Background: Viral resistance to antiretroviral therapy threatens our best methods to control and prevent HIV infection. Current drug resistance genotyping methods are costly, optimized for subtype B virus, and primarily detect resistance mutations to protease and reverse transcriptase inhibitors. With the increasing use of integrase inhibitors in first-line therapies, monitoring for integrase inhibitor drug resistance mutations is a priority. We designed a universal primer pair to PCR amplify all major group M HIV-1 viruses for genotyping using Illumina MiSeq to simultaneously detect drug resistance mutations associated with protease, nucleoside reverse transcriptase, non-nucleoside reverse transcriptase, and integrase inhibitors.
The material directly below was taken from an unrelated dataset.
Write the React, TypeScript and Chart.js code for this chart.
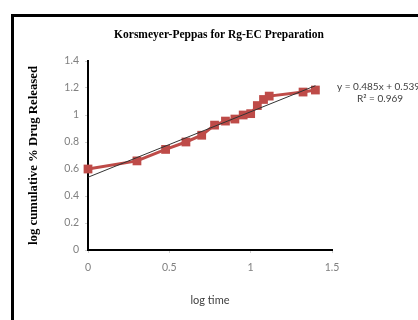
import { useEffect, useRef } from "react";
import { Chart, registerables } from "chart.js";

Chart.register(...registerables);

const chartTitle = "Korsmeyer-Peppas for Rg-EC Preparation";
const xAxisTitle = "log time";
const yAxisTitle = "log cumulative % Drug Released";

const logTime = [0, 0.301, 0.477, 0.602, 0.699, 0.778, 0.845, 0.903, 0.954, 1.0, 1.041, 1.079, 1.114, 1.322, 1.398];
const logRelease = [0.6, 0.66, 0.745, 0.8, 0.85, 0.925, 0.955, 0.97, 1.0, 1.01, 1.07, 1.115, 1.14, 1.17, 1.185];

const trendX = [0, 1.398];
const trendY = [0.539, 1.217];

const equationText = "y = 0.485x + 0.539";
const r2Text = "R² = 0.969";

const xMin = 0;
const xMax = 1.5;
const xStep = 0.5;
const yMin = 0;
const yMax = 1.4;
const yStep = 0.2;

const framePlugin = {
  id: "frameAndEquation",
  beforeDraw(chart: any) {
    const ctx = chart.ctx;
    ctx.save();
    ctx.fillStyle = "#ffffff";
    ctx.fillRect(0, 0, chart.width, chart.height);
    ctx.strokeStyle = "#000000";
    ctx.lineWidth = 3;
    ctx.beginPath();
    ctx.moveTo(12.5, chart.height);
    ctx.lineTo(12.5, 15.5);
    ctx.lineTo(chart.width, 15.5);
    ctx.stroke();
    ctx.restore();
  },
  afterDraw(chart: any) {
    const ctx = chart.ctx;
    const area = chart.chartArea;
    const y = chart.scales.y;
    ctx.save();
    ctx.fillStyle = "#404040";
    ctx.font = "10px Lato";
    ctx.textBaseline = "middle";
    ctx.textAlign = "left";
    const x0 = area.right + 5;
    const y0 = y.getPixelForValue(1.2) - 1;
    ctx.fillText(equationText, x0, y0);
    ctx.textAlign = "center";
    ctx.fillText(r2Text, x0 + 43, y0 + 12);
    ctx.restore();
  },
};

export default function App() {
  const canvasRef = useRef<HTMLCanvasElement | null>(null);

  useEffect(() => {
    const canvas = canvasRef.current;
    if (!canvas) return;
    const chart = new Chart(canvas, {
      type: "scatter",
      data: {
        datasets: [
          {
            label: "Trend",
            data: trendX.map((x, i) => ({ x, y: trendY[i] })),
            showLine: true,
            borderColor: "#333333",
            borderWidth: 1,
            pointRadius: 0,
            order: 0,
          },
          {
            label: "Rg-EC",
            data: logTime.map((x, i) => ({ x, y: logRelease[i] })),
            showLine: true,
            borderColor: "#BE4B48",
            backgroundColor: "#BE4B48",
            borderWidth: 3,
            pointStyle: "rect",
            pointRadius: 6.2,
            pointBorderWidth: 0,
            order: 1,
            clip: false,
          } as any,
        ],
      },
      options: {
        animation: false,
        responsive: false,
        maintainAspectRatio: false,
        layout: { padding: { left: 20, right: 0, top: 0, bottom: 10 } },
        plugins: {
          legend: { display: false },
          tooltip: { enabled: false },
          title: {
            display: true,
            text: chartTitle,
            color: "#000000",
            font: { family: "Liberation Serif", size: 11.5, weight: "bold" },
            padding: { top: 28, bottom: 19.2 },
          },
        },
        scales: {
          x: {
            type: "linear",
            min: xMin,
            max: xMax,
            afterFit(scale: any) {
              scale.height = 60;
              scale.paddingRight = 86;
            },
            ticks: {
              stepSize: xStep,
              color: "#808080",
              font: { family: "Lato", size: 10.5 },
              padding: 8,
              callback: (v: any) => String(Number(Number(v).toFixed(1))),
            },
            grid: {
              display: true,
              drawOnChartArea: false,
              drawTicks: true,
              tickLength: 3,
              color: "#d0d0d0",
            },
            border: { display: true, color: "#000000", width: 2 },
            title: {
              display: true,
              text: xAxisTitle,
              color: "#404040",
              font: { family: "Lato", size: 11 },
              padding: { top: 0, bottom: 3 },
            },
          },
          y: {
            type: "linear",
            min: yMin,
            max: yMax,
            afterFit(scale: any) {
              scale.width = 68;
            },
            ticks: {
              stepSize: yStep,
              color: "#808080",
              font: { family: "Lato", size: 10.5 },
              padding: 6,
              callback: (v: any) => String(Number(Number(v).toFixed(1))),
            },
            grid: {
              display: true,
              drawOnChartArea: false,
              drawTicks: true,
              tickLength: 3,
              color: "#d0d0d0",
            },
            border: { display: true, color: "#000000", width: 2 },
            title: {
              display: true,
              text: yAxisTitle,
              color: "#000000",
              font: { family: "Liberation Serif", size: 12.8, weight: "bold" },
              padding: { top: 6, bottom: 0 },
            },
          },
        },
      },
      plugins: [framePlugin],
    });
    return () => chart.destroy();
  }, []);

  return (
    <div style={{ position: "absolute", left: 0, top: 0, width: 418, height: 320 }}>
      <canvas ref={canvasRef} width={418} height={320} style={{ width: 418, height: 320 }} />
    </div>
  );
}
Results: A universal primer pair targeting the HIV pol gene was used to successfully PCR amplify HIV isolates representing subtypes A, B, C, D, CRF01_AE and CRF02_AG. The universal primers were then tested on 62 samples from a US cohort of injection drug users failing treatment after release from prison. 94% of the samples were successfully genotyped for known drug resistance mutations in the protease, reverse transcriptase and integrase gene products. Control experiments demonstrate that mutations present at ≥ 2% frequency are reliably detected and above the threshold of error for this method. New drug resistance mutations not found in the baseline sample were identified in 54% of the patient samples after treatment failure. 86% of patients with major drug resistance mutations had 1 or more mutations associated with drug resistance to the treatment regimen at the time point of treatment failure. 59% of the emerging mutations were found at frequencies between 2% and 20% of the total sequences generated, below the estimated limit of detection of current FDA-approved genotyping techniques. Primary plasma samples with viral loads as low as 799 copies/ml were successfully genotyped using this method. Conclusions: Here we present an Illumina MiSeq-based HIV drug resistance genotyping assay. Our data suggests that this universal assay works across all major group M HIV-1 subtypes and identifies all drug resistance mutations in the pol gene known to confer resistance to protease, reverse transcriptase and integrase inhibitors. This high-throughput and sensitive assay could significantly improve access to drug resistance genotyping worldwide.